振り返りやフィードバックなどが一通り終了したら、課題を基にプログラム内容や手順などの改善を行います。
リスキリングを実施する上での留意点
リスキリングは企業や従業員に多くのメリットをもたらしますが、デメリットが全くないわけではありません。うまく実施されなかった場合、コストの増大や人材の流出につながる可能性があります。企業がリスキリングを行う上で意識すべきポイントを解説します。
モチベーションを維持する工夫が必要
リスキリングの成果は一朝一夕で得られるものではなく、継続的に取り組んでこそ目に見える結果となります。専門性が増すほど長丁場になるため、従業員のモチベーションや学習意欲を維持する工夫が欠かせません。
- リスキリング対象者へのインセンティブを設ける
- コミュニティやサークルなど、仲間と一緒に学べる環境を作る
- リスキリングによる優良事例を表彰する
従業員の中には、「現在の業務だけに集中したい」「本来の業務に支障が出る」と考える人もいます。経営者や人事担当者は、リスキリングの重要性を周知すると同時に、取り組みを給与や昇進・昇格に反映させる必要があります。
導入コストがかかる
人材の採用コストを大幅に削減できる一方で、リスキリング制度の導入にも一定のコストが発生します。
- 教科書・教材費
- 会場費・設備費
- 講座の受講料
- 外部講師への謝礼
- 資格試験の受講料
- 環境整備に必要な人的・時間的なコスト
専門的なトレーニングほど費用がかさむため、スキル獲得までにかかる時間・費用をできるだけ正確に見積もることが重要です。「人材開発支援助成金」をはじめとする国の補助金や支援金を最大限に活用しましょう。
他社に転職する可能性がある
企業がリスキリングを行う目的は、自社の成長に貢献する人材を育成することです。導入がうまくいけば企業は多くの恩恵を得られますが、従業員の今後のキャリアにプラスになることを示せなければ、リスキリング後の離職・転職が相次ぐでしょう。

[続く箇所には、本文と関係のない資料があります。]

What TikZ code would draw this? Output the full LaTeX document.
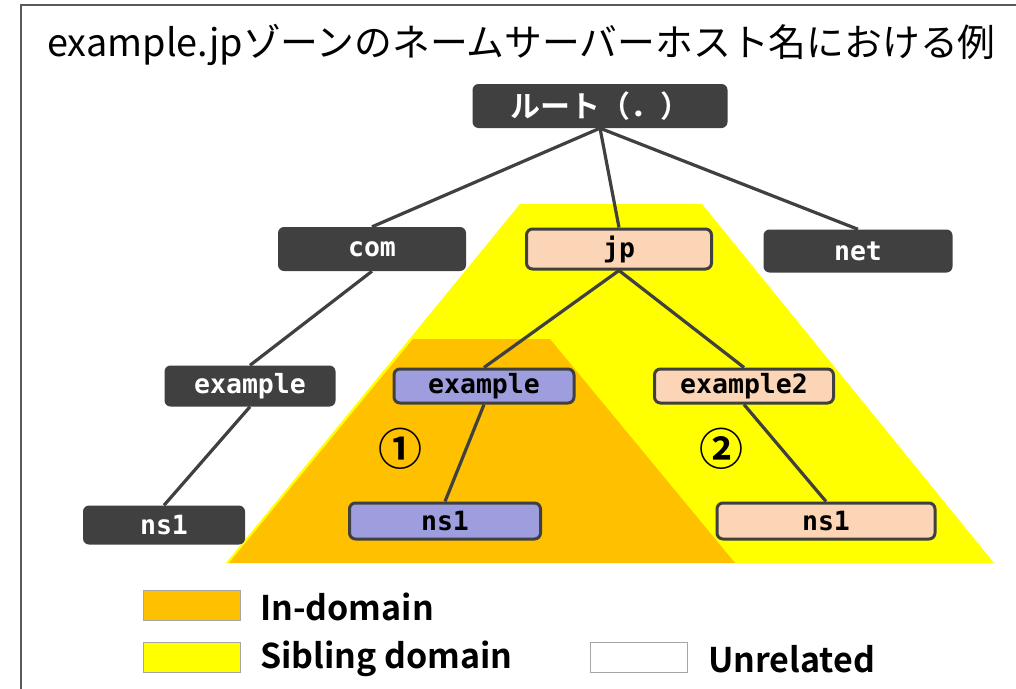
\documentclass[tikz,border=0pt]{standalone}
\usepackage{fontspec}
\newfontfamily\jpfont{Noto Sans CJK JP}
\newfontfamily\jpbold{Noto Sans CJK JP Bold}
\newfontfamily\monob{DejaVu Sans Mono Bold}
\definecolor{dk}{HTML}{404040}
\definecolor{ylw}{HTML}{FFFF00}
\definecolor{org}{HTML}{FFC000}
\definecolor{pch}{HTML}{FBD5B5}
\definecolor{lav}{HTML}{9E9EDE}
\definecolor{frm}{HTML}{595959}
\tikzset{
  dnode/.style={fill=dk, rounded corners=6pt, inner sep=0pt, text=white, font=\monob\fontsize{26.5}{26.5}\selectfont},
  lnode/.style={draw=dk, line width=3pt, rounded corners=6pt, inner sep=0pt, text=black, font=\monob\fontsize{26.5}{26.5}\selectfont},
  edge/.style={draw=dk, line width=3.2pt},
  swatch/.style={draw=gray!70, line width=1pt, inner sep=0pt, minimum width=97pt, minimum height=30pt},
  legtxt/.style={anchor=west, inner sep=0pt, font=\jpbold\fontsize{34}{34}\selectfont},
  numtxt/.style={inner sep=0pt, font=\jpbold\fontsize{44}{44}\selectfont}
}
\begin{document}
\begin{tikzpicture}[x=1pt, y=-1pt]
\useasboundingbox (0,0) rectangle (1016,688);
\clip (0,0) rectangle (1016,688);
\fill[white] (0,0) rectangle (1016,688);
\draw[frm, line width=2.5pt] (21,700) -- (21,5) -- (1030,5);
% title
\node[anchor=base west, inner sep=0pt, font=\jpfont\fontsize{37.8}{37.8}\selectfont] (title) at (47,56) {example.jpゾーンのネームサーバーホスト名における例};
% regions
\fill[ylw] (520,204) -- (702,204) -- (994,563) -- (226,563) -- cycle;
\fill[org] (413,339) -- (550,339) -- (735,563) -- (229,563) -- cycle;
% nodes
\node[dnode, minimum width=255pt, minimum height=44pt, font=\jpbold\fontsize{30}{30}\selectfont] (root) at (600,106) {ルート（．）};
\node[dnode, minimum width=188pt, minimum height=44pt] (com) at (372,249) {com};
\node[lnode, fill=pch, minimum width=185pt, minimum height=40pt] (jp) at (619,249) {jp};
\node[dnode, minimum width=189pt, minimum height=43pt] (net) at (858,251) {net};
\node[dnode, minimum width=171pt, minimum height=41pt] (exl) at (250,386) {example};
\node[lnode, fill=lav, minimum width=180pt, minimum height=34pt] (exm) at (484,386) {example};
\node[lnode, fill=pch, minimum width=179pt, minimum height=34pt] (ex2) at (744,386) {example2};
\node[dnode, minimum width=162pt, minimum height=39pt] (nsl) at (164,525) {ns1};
\node[lnode, fill=lav, minimum width=191pt, minimum height=36pt] (nsm) at (445,521) {ns1};
\node[lnode, fill=pch, minimum width=218pt, minimum height=36pt] (nsr) at (826,521) {ns1};
% edges
\draw[edge] (root.south) -- (com.north);
\draw[edge] (root.south) -- (jp.north);
\draw[edge] (root.south) -- (net.north);
\draw[edge] (com.south) -- (exl.north);
\draw[edge] (exl.south) -- (nsl.north);
\draw[edge] (jp.south) -- (exm.north);
\draw[edge] (jp.south) -- (ex2.north);
\draw[edge] (exm.south) -- (nsm.north);
\draw[edge] (ex2.south) -- (nsr.north);
% numbers
\node[numtxt] (n1) at (400,449) {①};
\node[numtxt] (n2) at (721,449) {②};
% legend
\node[swatch, fill=org] (s1) at (191.5,605) {};
\node[legtxt] (l1) at (260,607) {In-domain};
\node[swatch, fill=ylw] (s2) at (191.5,657) {};
\node[legtxt] (l2) at (260,659) {Sibling domain};
\node[swatch, fill=white] (s3) at (639,657) {};
\node[legtxt] (l3) at (708,659) {Unrelated};
\end{tikzpicture}
\end{document}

また、新たなスキルを生かせるポジションや機会を提供できない場合、これまでのコストが無駄になってしまいます。リスキリングを単なる転職の武器としないためにも、以下のような施策を講じる必要があります。
- スキル習得後の職務や待遇がどう変わるのかを示す
- キャリアの長い従業員から対象者にする
- 事前に面談を実施し、今後のキャリアプランや転職の意思を確認する
リスキリングで時代の変化に適応する
リスキリングは、企業の人的資本を向上させる戦略の一つです。社会のIT化・デジタル化が進展するにつれ、新たな職務や仕事が生まれますが、従業員のスキルが追い付かなければ、企業全体の業績にも大きな影響が及びます。
経営層や人事部門は、自社の将来を見越した上で、経営戦略・事業戦略を基にしたリスキリング制度の導入を検討しましょう。スキルの習得には一定の期間を要するため、プランニングや実行は早いほどよいといえます。